Cautious Optimism in Office Market

The GDP grew 1.2 % in the first quarter of 2008. Year-over-year inflation edged lower in April to 3.9 %. In April, core inflation – a more stable indicator because it factors out large monthly swings in food and energy prices – moved lower to 2.3 %. Stable core inflation may be the saving grace bolstering the sluggish U.S. economy, which has limited price increases outside the volatile food and energy sectors.

Unemployment edged down slightly to 5.0 % in April but the employment report did provide some optimism, revealing a manageable 20,000 job loss, a sign that the economy may face a shallow rather than severe recession. Some of the optimism stems from a sharp turnaround in the professional and business services sector. This sector is the largest component of the office-using segment.

Last week’s slight pullback on oil prices and better-than-expected GDP figures created positive momentum for real estate stocks, which were up 2.8% as they rallied with the NASDAQ (up 2.6%) and were ahead of the S&P 500 (1.7%) and S&P Utilities Index (1.5%).

Although the financial sector continues to drag down the broader markets, the office sector is maintaining some positive momentum. Last week, it marginally outperformed the WRESI, which gained 2.8 % during the past week. Year to date, the WRESI is up 9.4 %. For the week, office stocks moved up 2.9 %. SL Green Realty led the group by edging up 5.2 %.

For the quarter, office vacancies rose a less-than-expected 20 bps to 12.8 % nationally. Uncertainty in the economy has caused some tenants to delay large lease commitments and expansions. With that said, asking rents increased some 1.7 % in the first quarter. This occurred despite rising vacancies in certain challenged markets including South Florida, Orange County and Riverside-San Bernardino, Calif. Markets that experienced the most notable increases in rent growth included Boston, New York, Houston, and Dallas. Effective rents remain flat due to use of concessions. On a positive note however, sublease space is rising more slowly during this period, which is having less of an effect on office rents.
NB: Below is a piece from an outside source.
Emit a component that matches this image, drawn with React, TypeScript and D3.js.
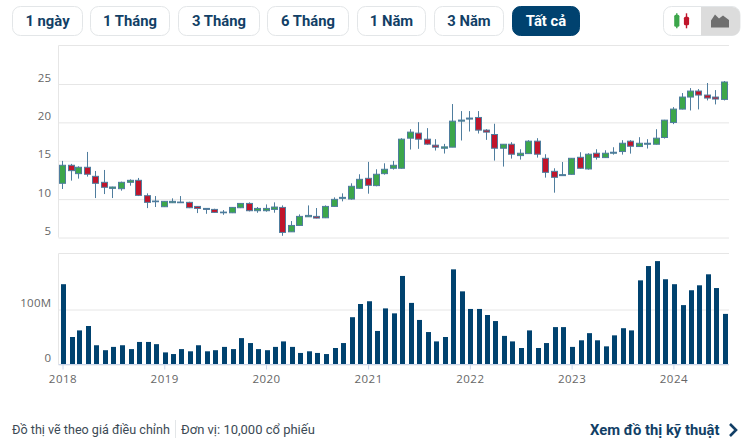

There continues to be bright spots on the horizon for the office sector. The national default rate on commercial mortgages is a slim 0.4%. Economists generally are in agreement that this downturn will be unlike previous events and most predict a shallow slowdown with a recovery beginning in the second half of 2008. During April, $4.9 billion of office investment transactions occurred, which was an increase from February, but still well below comparative levels in 2007.

Despite changes in the capital and debt markets, not all buyers are constrained by the debt markets or are waiting on the sidelines for prices to fall. Although many institutional investors have slowed their rate of investing, they actually have increased their share of all office acquisitions to 23% because so many other buyers are out of the market. It is anticipated that institutional buyers will help drive the recovery with offshore investors accounting for 12% of all recent office acquisitions.

We think the divergence with the debt markets reflects the reduction of hedges that were put in place earlier this year. As more banks sell off their commercial mortgages, the amount they need to hedge is reduced as well. This means that banks would be able to sell credit default swaps, buy REIT equities or purchase the CMBX index. What’s more, fund flows remain positive with $31 million flowing into domestic real estate funds and another $73 million into the global funds.

When the economy and credit markets have stabilized, we continue to believe that the Federal Reserve may shift gears and begin raising interest rates to combat inflation.